The Civil Aviation Authority announced that it would start regulating unmanned aerial vehicles here by the end of the year. The new rules might have trouble getting off the ground though, including one provision that would require businesses to pay more than $1,800 to use them here.
The rules extended to drones are based on those for model airplanes that were released on May 8. The directive bans flying:
- Within 8 kilometers of an airport
- Higher than 400 feet
- Any UAV that weighs more than 25 kg
- Out of eyesight of the operator
- In restricted airspace, including protected land, Casa Presidencial, penitentiaries
- In a way that violates someone’s privacy
Drawing a parallel with legal requirements for driving a car, the Civil Aviation Authority said that both private citizens and business would need:
- A $94 UAV license obtained after completing 40 hours of training, including 10 hours of flight time, at a flight school, UAV vendor or fabricator accredited by the Civil Aviation Authority.
- To request permission to fly via the Civil Aviation Authority website (www.dgac.go.cr, in Spanish). Permission would be granted based on a risk assessment of the area and the number of people present.
- A plate identifying the aircraft.
Any business that uses a drone for commercial purposes would need to pay an additional $1,874.02 certification fee. The fee would have to be paid once per individual or business. There is no limit for the number of drones that can be operated under the certification. The certification fee is hefty considering that drones can be bought for less than $100.
That nearly $2,000 fee has some businesses that use drones concerned that these regulations will drive up their costs. Andres Echeverría, one of the founders of The Drone Xperience — the Costa Rican-Mexican company that accompanied Matt Damon at the beach last July — said the fees are exorbitant.
“I don’t know if they think this is a multi-million dollar business, but these regulations are driving up our costs and they’re not viable for us or our clients,” Echeverría said. “We’ll have to raise our prices ridiculously high and unnecessarily.”

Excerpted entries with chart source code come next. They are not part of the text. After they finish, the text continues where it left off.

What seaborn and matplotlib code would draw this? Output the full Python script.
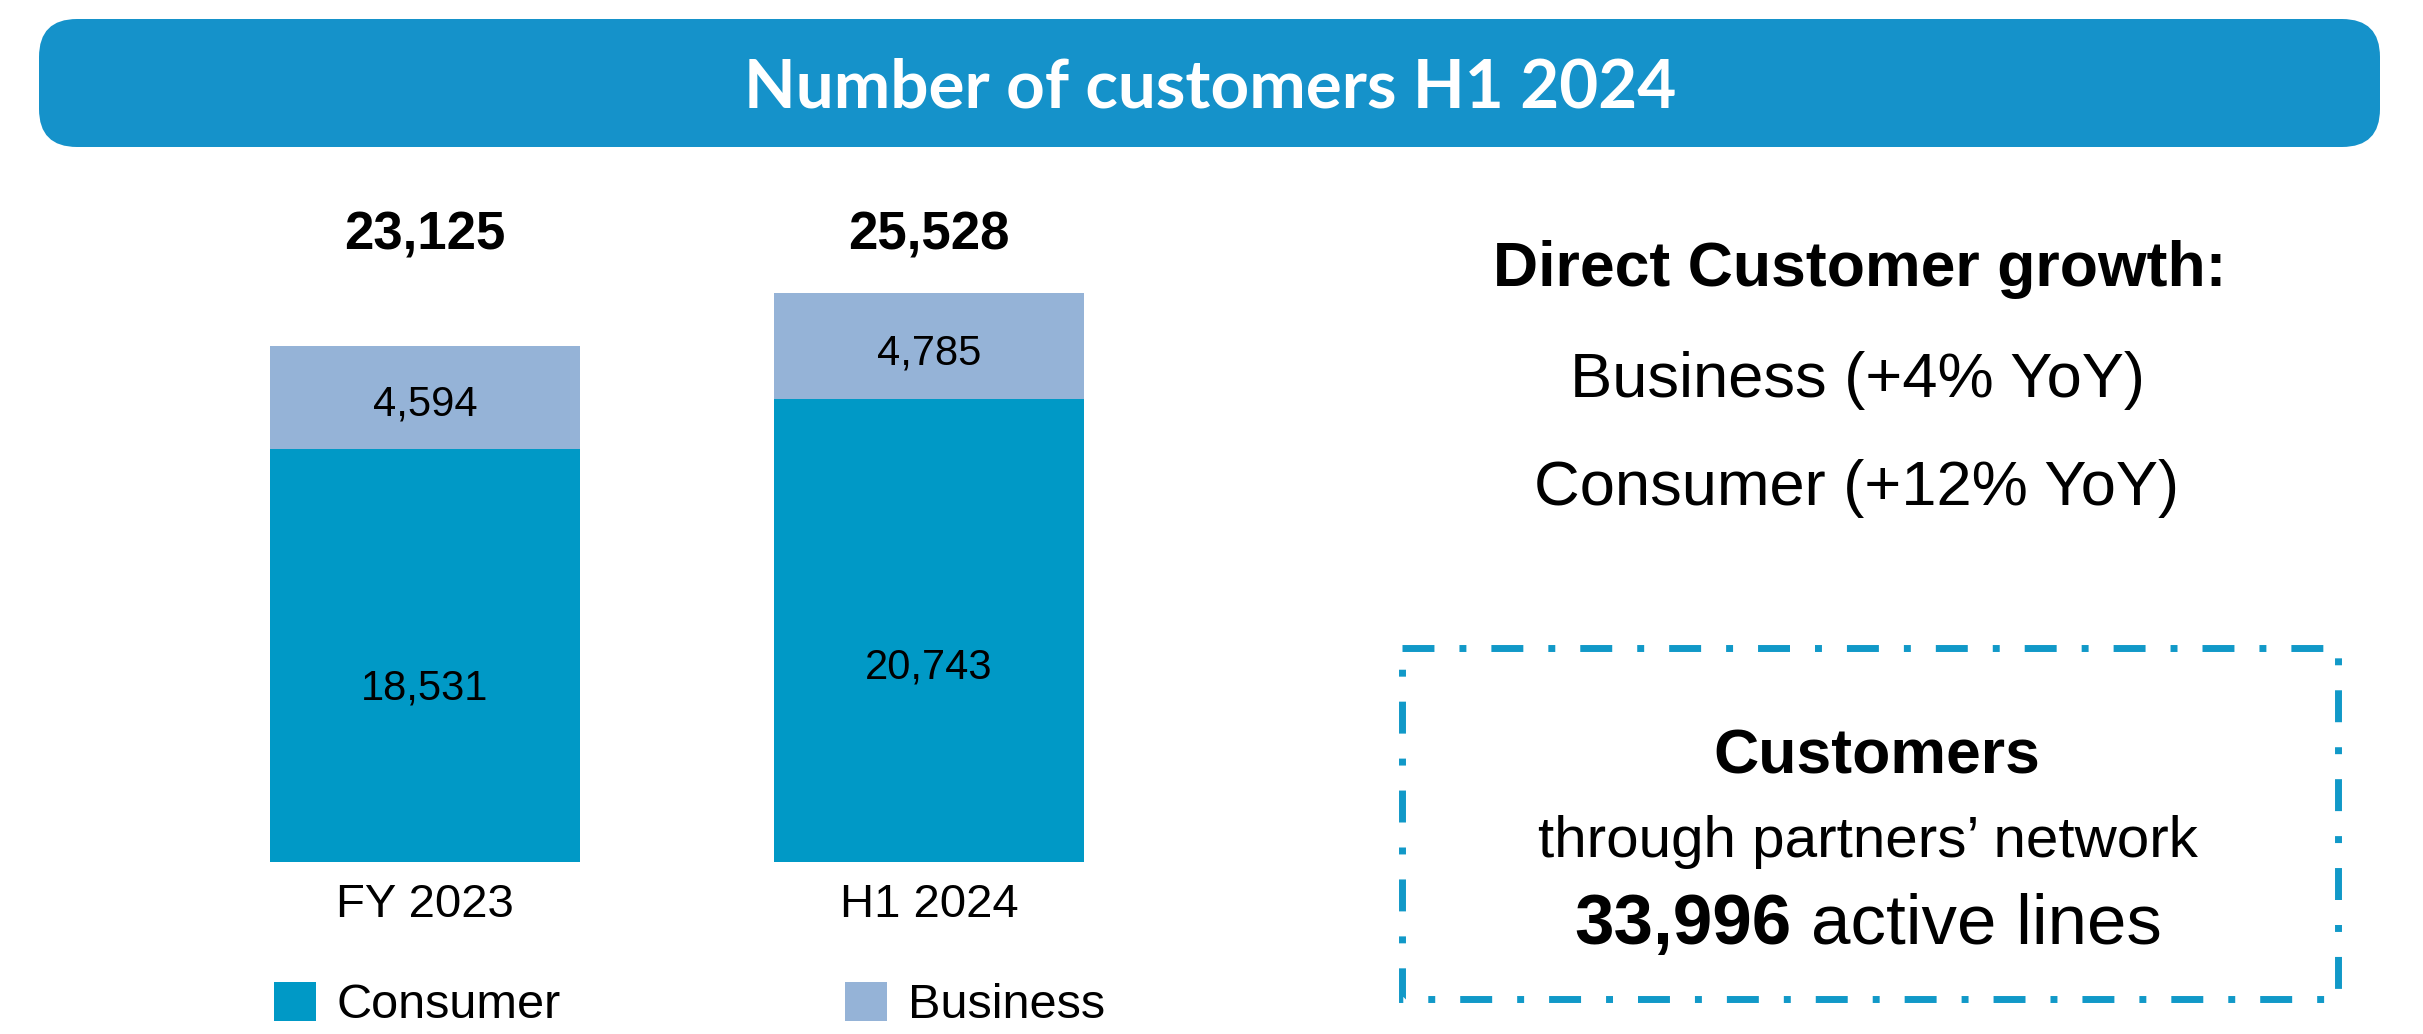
import matplotlib
matplotlib.use("Agg")
import matplotlib.pyplot as plt
from matplotlib.patches import FancyBboxPatch, Rectangle, Patch
import seaborn as sns

# ---------------- data ----------------
categories = ["FY 2023", "H1 2024"]
consumer = [18531, 20743]
business = [4594, 4785]
series_names = ["Consumer", "Business"]
title = "Number of customers H1 2024"
growth_title = "Direct Customer growth:"
growth_lines = ["Business (+4% YoY)", "Consumer (+12% YoY)"]
partner_title = "Customers"
partner_sub = "through partners\u2019 network"
partner_value = "33,996"
partner_unit = "active lines"

totals = [c + b for c, b in zip(consumer, business)]

# ---------------- style ----------------
sns.set_theme(style="white")
plt.rcParams["font.family"] = ["Liberation Sans", "DejaVu Sans"]
plt.rcParams["text.color"] = "black"
plt.rcParams["xtick.color"] = "black"
plt.rcParams["xtick.labelcolor"] = "black"
plt.rcParams["legend.labelcolor"] = "black"

C_CONS = "#0099C6"
C_BUS = "#95B3D7"
C_TITLE = "#1592CA"
C_BOX = "#1199C8"

W, H = 2423, 1034
fig = plt.figure(figsize=(W / 100, H / 100), dpi=100)

# overlay axes in pixel coordinates (y downward)
ov = fig.add_axes([0, 0, 1, 1])
ov.set_xlim(0, W)
ov.set_ylim(H, 0)
ov.axis("off")

# title bar
ov.add_patch(FancyBboxPatch((39, 19), 2341, 128,
                            boxstyle="round,pad=0,rounding_size=38",
                            facecolor=C_TITLE, edgecolor="none"))
ov.text(1210, 107, title, family=["Lato", "DejaVu Sans"], fontweight="bold",
        fontsize=48.5, color="white", ha="center", va="baseline")

# ---------------- bars ----------------
px_per_unit = 504
left = 425 - 0.5 * px_per_unit
bottom_px = 172
ax = fig.add_axes([left / W, bottom_px / H, 2 * px_per_unit / W, 669 / H])
ax.patch.set_alpha(0)

bw = 0.615
sns.barplot(x=categories, y=totals, color=C_BUS, saturation=1, width=bw,
            linewidth=0, ax=ax)
sns.barplot(x=categories, y=consumer, color=C_CONS, saturation=1, width=bw,
            linewidth=0, ax=ax)
ax.set_xlim(-0.5, 1.5)
ax.set_ylim(0, 30000)
ax.set_yticks([])
ax.set_xticks(range(len(categories)))
ax.set_xticklabels(categories, fontsize=34, color="black")
ax.tick_params(axis="x", length=0, pad=15)
ax.set_xlabel("")
ax.set_ylabel("")
sns.despine(ax=ax, left=True, bottom=True)

for i in range(len(categories)):
    ax.text(i, consumer[i] + business[i] * 0.43, f"{business[i]:,}",
            ha="center", va="center", fontsize=30, color="black")
    ax.text(i, consumer[i] * 0.42, f"{consumer[i]:,}",
            ha="center", va="center", fontsize=30, color="black")
    ax.annotate(f"{totals[i]:,}", xy=(i, H - 249),
                xycoords=("data", "figure pixels"), color="black",
                ha="center", va="baseline", fontsize=38, fontweight="bold")

# legend
handles = [Patch(facecolor=C_CONS, edgecolor="none"),
           Patch(facecolor=C_BUS, edgecolor="none")]
fig.legend(handles, series_names, ncol=2, frameon=False, fontsize=35,
           loc="center left", bbox_to_anchor=(274 / W, 1 - 1005 / H),
           borderpad=0, borderaxespad=0, handlelength=0.86, handleheight=0.86,
           handletextpad=0.43, columnspacing=5.84, labelcolor="black")

# ---------------- right text ----------------
ov.text(1860, 286, growth_title, fontsize=45, fontweight="bold",
        ha="center", va="baseline", color="black")
ov.text(1857, 397, growth_lines[0], fontsize=45.5, ha="center", va="baseline",
        color="black")
ov.text(1857, 505, growth_lines[1], fontsize=45.5, ha="center", va="baseline",
        color="black")

# dash-dot box
ov.add_patch(Rectangle((1402, 648), 2338 - 1402, 999 - 648, fill=False,
                       edgecolor=C_BOX, linewidth=5.0,
                       linestyle=(0, (4.6, 3.6, 1, 3.6)), capstyle="butt"))

ov.text(1877, 773, partner_title, fontsize=45, fontweight="bold",
        ha="center", va="baseline", color="black")
ov.text(1868, 857, partner_sub, fontsize=42, ha="center", va="baseline",
        color="black")

t1 = ov.text(0, 944, partner_value, fontsize=51, fontweight="bold",
             ha="left", va="baseline", color="black")
t2 = ov.text(0, 944, partner_unit, fontsize=51, ha="left", va="baseline",
             color="black")
r = fig.canvas.get_renderer()
w1 = t1.get_window_extent(r).width
w2 = t2.get_window_extent(r).width
gap = 0.278 * 51 * 100 / 72
x0 = 1868 - (w1 + gap + w2) / 2
t1.set_x(x0)
t2.set_x(x0 + w1 + gap)

fig.savefig("out.png", dpi=100)
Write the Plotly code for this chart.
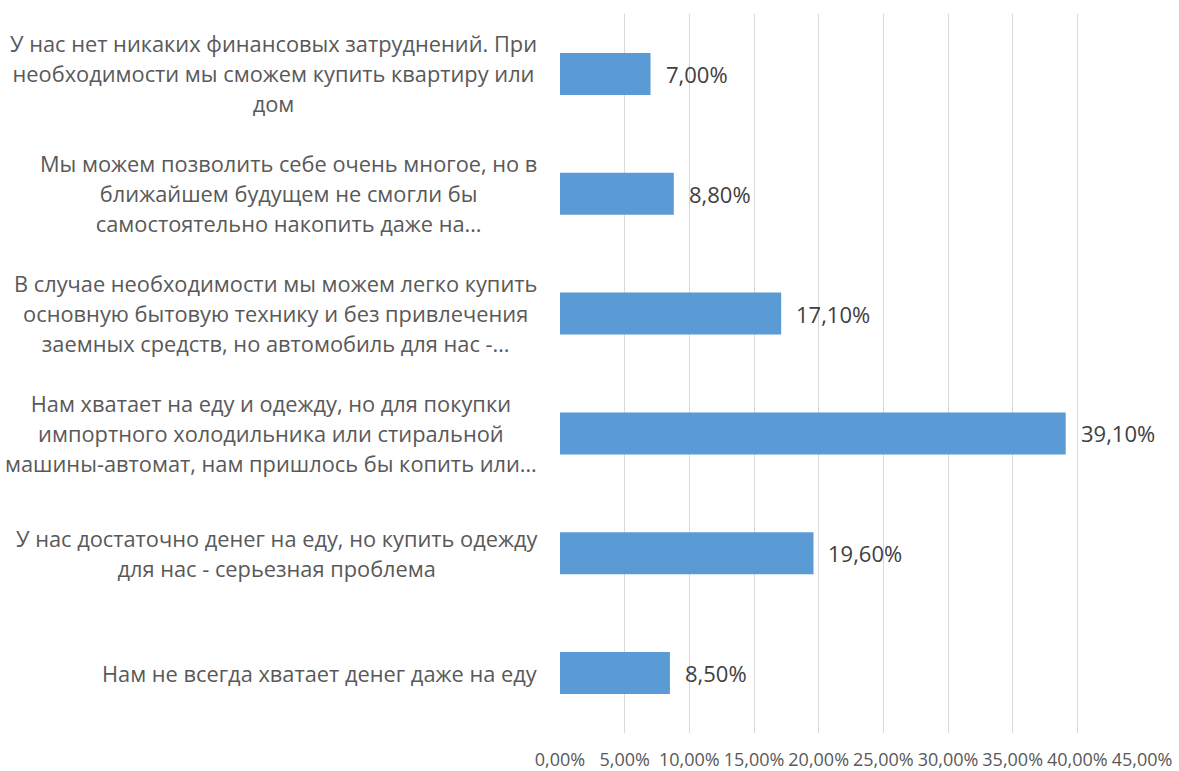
import plotly.graph_objects as go

categories = [
    "У нас нет никаких финансовых затруднений. При<br>необходимости мы сможем купить квартиру или<br>дом",
    "Мы можем позволить себе очень многое, но в<br>ближайшем будущем не смогли бы<br>самостоятельно накопить даже на…",
    "В случае необходимости мы можем легко купить<br>основную бытовую технику и без привлечения<br>заемных средств, но автомобиль для нас -…",
    "Нам хватает на еду и одежду, но для покупки<br>импортного холодильника или стиральной<br>машины-автомат, нам пришлось бы копить или…",
    "У нас достаточно денег на еду, но купить одежду<br>для нас - серьезная проблема",
    "Нам не всегда хватает денег даже на еду",
]
values = [7.00, 8.80, 17.10, 39.10, 19.60, 8.50]
ticks = [0, 5, 10, 15, 20, 25, 30, 35, 40, 45]
tick_labels = [f"{t:.2f}".replace(".", ",") + "%" for t in ticks]

FONT = "Open Sans"
ids = list(range(len(categories)))

fig = go.Figure(go.Bar(
    x=values, y=ids, orientation="h",
    marker=dict(color="#5B9BD5", line=dict(width=0)),
    width=0.35, hoverinfo="skip",
))

annotations = []
for i, (c, v) in enumerate(zip(categories, values)):
    lines = c.split("<br>")
    txt = "<br>".join(f'<span style="font-size:21.8px">{ln}</span>' for ln in lines)
    annotations.append(dict(
        x=0, y=i, xref="paper", yref="y", text=txt, showarrow=False,
        xanchor="right", yanchor="middle", align="center", xshift=-21,
        font=dict(family=FONT, size=23, color="#595959"),
    ))
    annotations.append(dict(
        x=v, y=i, xref="x", yref="y", text=f"{v:.2f}".replace(".", ",") + "%",
        showarrow=False, xanchor="left", yanchor="middle", xshift=13,
        font=dict(family=FONT, size=22, color="#404040"),
    ))

fig.update_layout(
    width=1179, height=771,
    margin=dict(l=560, r=37, t=14, b=38, pad=0),
    paper_bgcolor="white", plot_bgcolor="white",
    showlegend=False,
    annotations=annotations,
    xaxis=dict(
        range=[0, 45], tickvals=ticks, ticktext=tick_labels,
        showgrid=True, gridcolor="#D9D9D9", gridwidth=1,
        zeroline=False, showline=False, ticks="",
        tickfont=dict(family=FONT, size=18, color="#595959"),
        tickangle=0, ticklabelstandoff=14, automargin=False,
    ),
    yaxis=dict(
        type="linear", range=[len(categories) - 0.5, -0.5],
        showticklabels=False, showgrid=False, zeroline=False, showline=False,
        automargin=False,
    ),
)

fig.write_html("out.html")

Echeverría’s company focuses on aerial photography and video for architectural clients and entertainment events, but he said that many companies use drones to supplement their core business. He said that he is consulting lawyers to challenge the regulations. Echeverría said he agreed that UAVs should be regulated, but he opposes the directive. “This is going to kill the market,” he said.
Firefighters, police, and scientific research are among the categories exempt from the certification fee.
Even if the rules as they are written go into effect, enforcement will be a challenge for the government. Federico Chavarría of the Civil Aviation Technical Commission said that the Civil Aviation Authority does not have the resources to actively police drone use in Costa Rica. He mentioned the possibility of a radar system that could track drones but authorities would depend on the public to report unauthorized UAVs.
Chavarría said the rules could be changed going forward.
“This is a totally new area for us,” he told reporters during a news conference on Thursday.
Costa Rica’s rules follow other regulations in Guatemala, Chile and Argentina, among other Latin American countries. The Federal Aviation Administration is mulling over UAV regulations for the United States.